Cars, Houses, And other Millennial Milestones
Millennial milestones! We hit them, sometimes, just differently than our parents did. For example, Nicole of the Toast bought a car — over email:
Figure out exactly what car you want to buy. Do this online. Do not walk into a dealership. The internet is literally stuffed with rankings and reviews and Best Mid-Price Blue Sedans lists. “Shouldn’t I test drive some cars?” No. Can you drive a car? You’re set. … Say “Hi! I’ll be doing this over email. I would like to purchase a 2014 Model X with the extra-fire package. What is your best price on that?” At this point, I received a very rapid response from each of my two dealers. Dealer One said: “That model is retailing for Money, I can offer you a discount which will bring it down to Money — $1000.” Dealer Two said: “I would have to order that in for you special, so it would probably cost Money.” NOW THE DANCE BEGINS.

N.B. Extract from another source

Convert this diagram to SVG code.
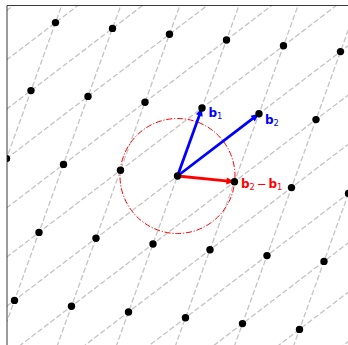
<svg xmlns="http://www.w3.org/2000/svg" width="348" height="345" viewBox="0 0 348 345">
<style>
.grid line{stroke:#c4c4c4;stroke-width:1.3;stroke-dasharray:5.5 2.4;fill:none}
.pt{fill:#000}
.lbl{font-family:"DejaVu Sans",sans-serif;font-size:12px}
.bf{font-weight:bold}
.sub{font-size:8.4px}
</style>
<defs>
<clipPath id="ax"><rect x="7" y="5.5" width="342" height="342"/></clipPath>
</defs>
<rect x="0" y="0" width="348" height="345" fill="#fff"/>
<g id="connectors" clip-path="url(#ax)">
<g class="grid">
<line x1="63.65" y1="0" x2="-62.46" y2="350"/>
<line x1="122.73" y1="0" x2="-3.37" y2="350"/>
<line x1="181.82" y1="0" x2="55.72" y2="350"/>
<line x1="240.91" y1="0" x2="114.81" y2="350"/>
<line x1="300.0" y1="0" x2="173.90" y2="350"/>
<line x1="359.09" y1="0" x2="232.99" y2="350"/>
<line x1="418.18" y1="0" x2="292.08" y2="350"/>
<line x1="0" y1="607.27" x2="350" y2="340.15"/>
<line x1="0" y1="557.97" x2="350" y2="290.85"/>
<line x1="0" y1="508.67" x2="350" y2="241.55"/>
<line x1="0" y1="459.37" x2="350" y2="192.25"/>
<line x1="0" y1="410.07" x2="350" y2="142.95"/>
<line x1="0" y1="360.77" x2="350" y2="93.65"/>
<line x1="0" y1="311.47" x2="350" y2="44.35"/>
<line x1="0" y1="262.17" x2="350" y2="-4.95"/>
<line x1="0" y1="212.87" x2="350" y2="-54.25"/>
<line x1="0" y1="163.57" x2="350" y2="-103.55"/>
<line x1="0" y1="114.27" x2="350" y2="-152.85"/>
<line x1="0" y1="64.97" x2="350" y2="-202.15"/>
<line x1="0" y1="15.67" x2="350" y2="-251.45"/>
</g>
<circle id="circle" cx="177.5" cy="176" r="57.5" fill="none" stroke="#ff0000" stroke-width="1" stroke-dasharray="6 1.8 1.2 1.8"/>
<g id="arrow-b1">
<line x1="177.5" y1="176" x2="199.97" y2="113.65" stroke="#0000ff" stroke-width="2.8"/>
<polygon points="202,108 202.58,116.72 196.0,114.34" fill="#0000ff"/>
</g>
<g id="arrow-b2">
<line x1="177.5" y1="176" x2="254.23" y2="117.44" stroke="#0000ff" stroke-width="2.8"/>
<polygon points="259,113.8 254.76,121.43 250.52,115.87" fill="#0000ff"/>
</g>
<g id="arrow-b2-b1">
<line x1="177.5" y1="176" x2="228.53" y2="181.19" stroke="#ff0000" stroke-width="2.8"/>
<polygon points="234.5,181.8 226.19,184.47 226.89,177.51" fill="#ff0000"/>
</g>
</g>
<g id="points" clip-path="url(#ax)">
<circle class="pt" cx="55.5" cy="22.6" r="3.7"/>
<circle class="pt" cx="112.5" cy="28.4" r="3.7"/>
<circle class="pt" cx="169.5" cy="34.2" r="3.7"/>
<circle class="pt" cx="226.5" cy="40" r="3.7"/>
<circle class="pt" cx="283.5" cy="45.8" r="3.7"/>
<circle class="pt" cx="340.5" cy="51.6" r="3.7"/>
<circle class="pt" cx="31" cy="90.6" r="3.7"/>
<circle class="pt" cx="88" cy="96.4" r="3.7"/>
<circle class="pt" cx="145" cy="102.2" r="3.7"/>
<circle class="pt" cx="202" cy="108" r="3.7"/>
<circle class="pt" cx="259" cy="113.8" r="3.7"/>
<circle class="pt" cx="316" cy="119.6" r="3.7"/>
<circle class="pt" cx="6.5" cy="158.6" r="3.7"/>
<circle class="pt" cx="63.5" cy="164.4" r="3.7"/>
<circle class="pt" cx="120.5" cy="170.2" r="3.7"/>
<circle class="pt" cx="177.5" cy="176" r="3.7"/>
<circle class="pt" cx="234.5" cy="181.8" r="3.7"/>
<circle class="pt" cx="291.5" cy="187.6" r="3.7"/>
<circle class="pt" cx="348.5" cy="193.4" r="3.7"/>
<circle class="pt" cx="39" cy="232.4" r="3.7"/>
<circle class="pt" cx="96" cy="238.2" r="3.7"/>
<circle class="pt" cx="153" cy="244" r="3.7"/>
<circle class="pt" cx="210" cy="249.8" r="3.7"/>
<circle class="pt" cx="267" cy="255.6" r="3.7"/>
<circle class="pt" cx="324" cy="261.4" r="3.7"/>
<circle class="pt" cx="14.5" cy="300.4" r="3.7"/>
<circle class="pt" cx="71.5" cy="306.2" r="3.7"/>
<circle class="pt" cx="128.5" cy="312" r="3.7"/>
<circle class="pt" cx="185.5" cy="317.8" r="3.7"/>
<circle class="pt" cx="242.5" cy="323.6" r="3.7"/>
<circle class="pt" cx="299.5" cy="329.4" r="3.7"/>
</g>
<g id="frame" stroke="#222" stroke-width="0.9" fill="none">
<line x1="7" y1="5.5" x2="7" y2="345"/>
<line x1="7" y1="5.5" x2="348" y2="5.5"/>
</g>
<g id="labels">
<text id="label-b1" class="lbl" x="208.5" y="116.5" fill="#0000ff"><tspan class="bf">b</tspan><tspan class="sub" dy="2.2">1</tspan></text>
<text id="label-b2" class="lbl" x="265" y="123.5" fill="#0000ff"><tspan class="bf">b</tspan><tspan class="sub" dy="2.2">2</tspan></text>
<text id="label-b2-b1" class="lbl" x="241" y="188" fill="#ff0000"><tspan class="bf">b</tspan><tspan class="sub" dy="2.2">2</tspan><tspan dy="-2.2" x="256.5">−</tspan><tspan class="bf" x="268.5">b</tspan><tspan class="sub" dy="2.2">1</tspan></text>
</g>
</svg>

Her full account, festooned with pictures of American hero Kathy Bates in various cinematic guises, is charming, full of advice about how to both spend as little money as possible AND how to avoid having condescending car-selling dudes mansplain financing to you, in part by eschewing phone conversations altogether. Bonus: she bought this vehicle with money earned from being a misandrist ladyblogger. What’s more millennial than that?
Oh, I don’t know, how about buying your first house with your friends? Perhaps you remember Rebecca, the bride from a couple of months ago who discussed her unorthodox housing arrangement with us. Well, her partner Ari has now made the practical and emotional case for cooperative living in a piece titled “Two Couples, One Mortgage.”

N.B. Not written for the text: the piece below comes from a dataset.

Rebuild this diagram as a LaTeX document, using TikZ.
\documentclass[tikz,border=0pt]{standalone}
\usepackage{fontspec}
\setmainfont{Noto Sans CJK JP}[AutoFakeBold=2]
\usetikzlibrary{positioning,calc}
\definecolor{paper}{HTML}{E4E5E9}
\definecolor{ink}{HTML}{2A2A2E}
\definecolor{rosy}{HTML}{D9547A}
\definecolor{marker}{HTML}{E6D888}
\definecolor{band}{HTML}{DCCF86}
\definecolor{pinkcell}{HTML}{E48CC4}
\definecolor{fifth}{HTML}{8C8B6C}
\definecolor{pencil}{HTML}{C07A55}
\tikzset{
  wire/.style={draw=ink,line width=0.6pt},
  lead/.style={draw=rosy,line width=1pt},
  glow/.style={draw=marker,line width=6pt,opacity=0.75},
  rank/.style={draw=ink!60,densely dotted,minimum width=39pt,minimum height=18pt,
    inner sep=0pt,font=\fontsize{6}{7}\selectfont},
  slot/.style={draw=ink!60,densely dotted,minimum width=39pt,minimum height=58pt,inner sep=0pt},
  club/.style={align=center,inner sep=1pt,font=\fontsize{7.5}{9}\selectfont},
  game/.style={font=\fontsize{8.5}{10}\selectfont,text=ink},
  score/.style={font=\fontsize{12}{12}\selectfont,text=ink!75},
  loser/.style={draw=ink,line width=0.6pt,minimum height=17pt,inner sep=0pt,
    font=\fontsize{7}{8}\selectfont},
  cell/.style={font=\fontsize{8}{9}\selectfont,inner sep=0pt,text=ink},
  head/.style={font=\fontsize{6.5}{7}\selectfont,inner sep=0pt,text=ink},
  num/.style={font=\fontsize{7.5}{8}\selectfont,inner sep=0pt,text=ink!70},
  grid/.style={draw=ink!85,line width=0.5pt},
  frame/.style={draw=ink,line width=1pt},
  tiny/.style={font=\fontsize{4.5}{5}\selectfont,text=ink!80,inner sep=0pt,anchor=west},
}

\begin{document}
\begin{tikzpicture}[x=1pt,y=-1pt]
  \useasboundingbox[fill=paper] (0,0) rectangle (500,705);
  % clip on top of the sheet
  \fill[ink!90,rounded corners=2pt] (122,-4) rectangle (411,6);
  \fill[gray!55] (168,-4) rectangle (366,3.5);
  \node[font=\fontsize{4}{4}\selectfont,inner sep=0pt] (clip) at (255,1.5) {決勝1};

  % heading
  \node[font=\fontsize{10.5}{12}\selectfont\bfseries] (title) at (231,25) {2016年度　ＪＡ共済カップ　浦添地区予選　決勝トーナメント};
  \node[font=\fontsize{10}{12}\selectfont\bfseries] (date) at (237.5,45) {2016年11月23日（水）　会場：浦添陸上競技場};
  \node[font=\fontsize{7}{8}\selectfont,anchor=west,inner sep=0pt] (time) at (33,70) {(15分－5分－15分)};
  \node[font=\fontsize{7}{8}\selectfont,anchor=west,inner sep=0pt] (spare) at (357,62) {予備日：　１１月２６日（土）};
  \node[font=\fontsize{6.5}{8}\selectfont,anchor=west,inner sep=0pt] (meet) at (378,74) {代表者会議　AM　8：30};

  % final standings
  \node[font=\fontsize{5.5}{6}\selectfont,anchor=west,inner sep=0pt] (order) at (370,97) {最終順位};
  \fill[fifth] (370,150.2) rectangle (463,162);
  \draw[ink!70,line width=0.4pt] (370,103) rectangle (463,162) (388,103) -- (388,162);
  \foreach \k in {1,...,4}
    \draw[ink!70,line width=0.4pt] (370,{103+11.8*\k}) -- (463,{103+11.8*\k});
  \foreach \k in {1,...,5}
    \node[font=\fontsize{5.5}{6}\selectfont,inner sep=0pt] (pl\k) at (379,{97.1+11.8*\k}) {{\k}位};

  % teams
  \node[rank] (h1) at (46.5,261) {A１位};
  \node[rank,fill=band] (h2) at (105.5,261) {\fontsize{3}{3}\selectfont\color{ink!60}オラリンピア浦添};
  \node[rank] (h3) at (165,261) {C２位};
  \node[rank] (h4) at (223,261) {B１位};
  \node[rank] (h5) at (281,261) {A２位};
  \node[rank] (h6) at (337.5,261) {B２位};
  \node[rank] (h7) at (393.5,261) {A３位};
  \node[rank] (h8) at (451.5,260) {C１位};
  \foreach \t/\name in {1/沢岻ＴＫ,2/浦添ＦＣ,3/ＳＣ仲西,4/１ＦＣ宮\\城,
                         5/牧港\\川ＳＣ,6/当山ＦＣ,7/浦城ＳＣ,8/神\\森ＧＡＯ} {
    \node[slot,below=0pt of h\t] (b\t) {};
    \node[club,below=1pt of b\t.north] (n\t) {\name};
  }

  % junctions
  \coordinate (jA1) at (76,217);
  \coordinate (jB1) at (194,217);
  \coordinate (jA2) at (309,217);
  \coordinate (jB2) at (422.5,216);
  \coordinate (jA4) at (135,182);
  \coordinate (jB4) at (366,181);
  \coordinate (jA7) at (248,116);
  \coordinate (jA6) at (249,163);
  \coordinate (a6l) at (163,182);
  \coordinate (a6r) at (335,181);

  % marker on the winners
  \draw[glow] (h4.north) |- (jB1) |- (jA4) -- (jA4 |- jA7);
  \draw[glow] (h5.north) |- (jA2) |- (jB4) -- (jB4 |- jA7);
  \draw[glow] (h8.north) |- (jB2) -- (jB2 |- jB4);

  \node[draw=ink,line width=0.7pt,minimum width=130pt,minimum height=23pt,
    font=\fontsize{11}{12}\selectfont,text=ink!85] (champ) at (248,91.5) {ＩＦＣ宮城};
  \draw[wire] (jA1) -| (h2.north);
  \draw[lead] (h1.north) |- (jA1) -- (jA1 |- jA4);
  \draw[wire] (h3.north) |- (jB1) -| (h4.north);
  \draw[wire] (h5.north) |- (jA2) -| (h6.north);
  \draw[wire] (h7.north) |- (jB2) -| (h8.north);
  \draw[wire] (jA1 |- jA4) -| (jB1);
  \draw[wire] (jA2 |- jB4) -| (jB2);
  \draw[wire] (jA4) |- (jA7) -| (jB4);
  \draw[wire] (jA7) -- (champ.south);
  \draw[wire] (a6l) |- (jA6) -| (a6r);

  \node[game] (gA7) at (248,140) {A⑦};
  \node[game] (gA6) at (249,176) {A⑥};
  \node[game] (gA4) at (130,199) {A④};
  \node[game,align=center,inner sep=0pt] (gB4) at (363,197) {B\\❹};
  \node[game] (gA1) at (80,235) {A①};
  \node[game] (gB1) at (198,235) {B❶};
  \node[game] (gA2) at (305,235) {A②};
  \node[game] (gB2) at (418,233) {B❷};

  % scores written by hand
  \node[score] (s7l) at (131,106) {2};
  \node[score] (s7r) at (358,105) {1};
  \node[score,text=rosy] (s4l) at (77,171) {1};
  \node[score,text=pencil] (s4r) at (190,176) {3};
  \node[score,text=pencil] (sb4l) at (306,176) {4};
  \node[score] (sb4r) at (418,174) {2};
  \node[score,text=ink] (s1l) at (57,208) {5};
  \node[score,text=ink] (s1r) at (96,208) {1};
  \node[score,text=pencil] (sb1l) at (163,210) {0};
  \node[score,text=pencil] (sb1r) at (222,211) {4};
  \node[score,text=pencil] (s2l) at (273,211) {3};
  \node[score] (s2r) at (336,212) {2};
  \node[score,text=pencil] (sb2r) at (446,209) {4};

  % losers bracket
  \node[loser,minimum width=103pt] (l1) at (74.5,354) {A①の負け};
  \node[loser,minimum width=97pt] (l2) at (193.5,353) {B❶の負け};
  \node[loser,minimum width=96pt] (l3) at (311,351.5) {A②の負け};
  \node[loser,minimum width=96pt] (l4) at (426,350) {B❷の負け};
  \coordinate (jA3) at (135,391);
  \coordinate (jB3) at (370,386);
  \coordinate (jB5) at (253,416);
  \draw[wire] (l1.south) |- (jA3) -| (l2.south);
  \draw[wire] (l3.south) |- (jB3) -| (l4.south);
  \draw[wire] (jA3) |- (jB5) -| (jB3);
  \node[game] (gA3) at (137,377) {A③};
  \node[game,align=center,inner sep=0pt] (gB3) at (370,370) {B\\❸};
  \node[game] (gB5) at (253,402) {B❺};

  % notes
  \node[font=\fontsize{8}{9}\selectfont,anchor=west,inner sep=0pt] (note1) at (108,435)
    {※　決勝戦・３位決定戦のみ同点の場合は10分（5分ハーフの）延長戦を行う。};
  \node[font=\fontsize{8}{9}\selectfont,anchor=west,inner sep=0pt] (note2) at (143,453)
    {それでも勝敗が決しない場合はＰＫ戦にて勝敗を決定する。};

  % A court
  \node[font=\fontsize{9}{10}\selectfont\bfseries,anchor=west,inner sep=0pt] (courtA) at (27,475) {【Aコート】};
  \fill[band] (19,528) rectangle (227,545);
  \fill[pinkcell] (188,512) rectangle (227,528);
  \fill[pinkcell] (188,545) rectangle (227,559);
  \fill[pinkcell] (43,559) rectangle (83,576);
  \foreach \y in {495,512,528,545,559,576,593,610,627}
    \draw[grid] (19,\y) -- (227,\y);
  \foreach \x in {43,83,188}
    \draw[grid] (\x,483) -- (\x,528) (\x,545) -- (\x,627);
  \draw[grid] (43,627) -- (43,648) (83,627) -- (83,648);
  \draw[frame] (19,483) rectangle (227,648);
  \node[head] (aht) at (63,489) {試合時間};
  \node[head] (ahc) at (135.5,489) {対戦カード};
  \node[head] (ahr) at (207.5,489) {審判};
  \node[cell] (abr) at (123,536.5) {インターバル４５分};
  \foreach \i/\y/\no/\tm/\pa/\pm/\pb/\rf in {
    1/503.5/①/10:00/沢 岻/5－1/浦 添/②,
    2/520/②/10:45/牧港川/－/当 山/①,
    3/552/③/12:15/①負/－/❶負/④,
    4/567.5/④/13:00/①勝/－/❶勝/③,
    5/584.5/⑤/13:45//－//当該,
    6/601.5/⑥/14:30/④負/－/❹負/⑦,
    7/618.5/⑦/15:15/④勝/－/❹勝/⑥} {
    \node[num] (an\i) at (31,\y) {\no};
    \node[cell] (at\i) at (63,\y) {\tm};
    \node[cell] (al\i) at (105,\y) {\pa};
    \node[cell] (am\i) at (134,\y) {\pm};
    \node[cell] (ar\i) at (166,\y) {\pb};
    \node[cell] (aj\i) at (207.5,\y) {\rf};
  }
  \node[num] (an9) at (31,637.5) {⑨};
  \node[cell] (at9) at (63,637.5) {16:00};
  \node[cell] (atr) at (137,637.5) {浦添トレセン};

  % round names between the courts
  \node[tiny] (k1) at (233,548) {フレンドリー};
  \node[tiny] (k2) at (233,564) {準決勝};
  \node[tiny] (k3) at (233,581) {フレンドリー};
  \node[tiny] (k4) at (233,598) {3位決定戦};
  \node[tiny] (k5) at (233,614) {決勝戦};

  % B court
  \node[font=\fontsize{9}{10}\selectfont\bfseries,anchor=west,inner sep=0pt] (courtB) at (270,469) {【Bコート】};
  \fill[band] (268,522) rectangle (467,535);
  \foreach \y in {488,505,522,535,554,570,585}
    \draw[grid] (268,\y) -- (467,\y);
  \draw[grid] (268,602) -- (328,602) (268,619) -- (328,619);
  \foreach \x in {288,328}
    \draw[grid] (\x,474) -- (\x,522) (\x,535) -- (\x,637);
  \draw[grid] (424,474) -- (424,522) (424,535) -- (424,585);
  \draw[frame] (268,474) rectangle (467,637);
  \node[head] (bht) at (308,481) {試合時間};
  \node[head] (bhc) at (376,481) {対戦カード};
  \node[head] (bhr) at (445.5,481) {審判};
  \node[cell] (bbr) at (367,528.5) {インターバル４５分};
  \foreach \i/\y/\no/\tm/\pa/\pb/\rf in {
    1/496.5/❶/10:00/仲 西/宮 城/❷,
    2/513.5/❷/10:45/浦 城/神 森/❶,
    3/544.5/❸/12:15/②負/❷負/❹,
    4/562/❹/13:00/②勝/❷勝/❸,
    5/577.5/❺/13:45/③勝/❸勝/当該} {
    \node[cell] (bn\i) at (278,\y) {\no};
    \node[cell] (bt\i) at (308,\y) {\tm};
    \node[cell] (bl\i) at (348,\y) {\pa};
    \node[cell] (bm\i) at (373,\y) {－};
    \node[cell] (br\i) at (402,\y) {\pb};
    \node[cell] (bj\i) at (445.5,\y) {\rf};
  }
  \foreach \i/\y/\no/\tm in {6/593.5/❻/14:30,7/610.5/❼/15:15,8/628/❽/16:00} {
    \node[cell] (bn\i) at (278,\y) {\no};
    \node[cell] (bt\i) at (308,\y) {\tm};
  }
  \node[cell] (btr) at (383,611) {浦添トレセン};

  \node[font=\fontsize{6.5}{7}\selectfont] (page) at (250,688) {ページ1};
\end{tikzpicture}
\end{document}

Yes, all four of us are on the deed and, yes, we share the 30-year mortgage and food and maintenance expenses. No, there’s no division of the house into separate sections. And no, all four of us are not all having sex with each other. (Why do many people assume that if adults are willing to share a kitchen, they probably also want to share a bed?) We are just two couples who plan to live together and raise children in one household, hopefully for decades.
It sounds so cozy! In fact, I am jealous, since my toddler, like all toddlers, is a tyrant, possibly a witch*, and it would be amazing to be able to fling her in desperation at someone other than my husband for a change. TK: How Cooperative, Egalitarian, Two-Couple Households Do Money.

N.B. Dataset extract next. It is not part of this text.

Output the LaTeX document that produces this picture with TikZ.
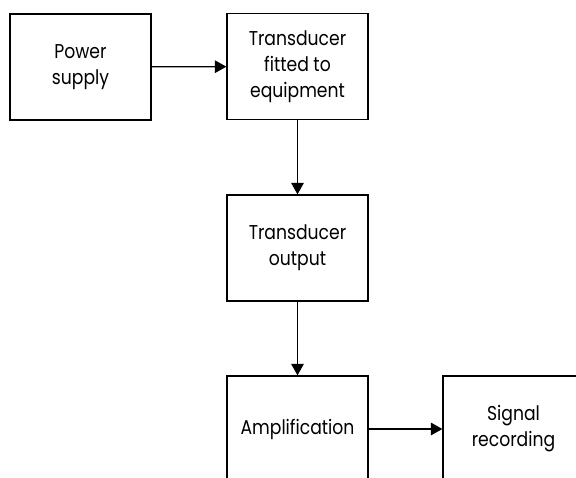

*Warning signs that your toddler may be a witch:
+While sometimes she arranges her dolls facedown in a line, as though they are worshipping Satan, sometimes she arranges them equidistant from each other in a square as though they are about to call the corners.
+ She refuses nourishing food and yet grows larger and stronger by the day. Is she feeding on the souls of less fortunate children?
+ She shrieks at the sight of water. Is that because, if she floats, she will prove she is lighter than a duck / made of wood, and reveal her true fiendish nature?
Having one’s own witch/toddler is a millennial milestone too FYI.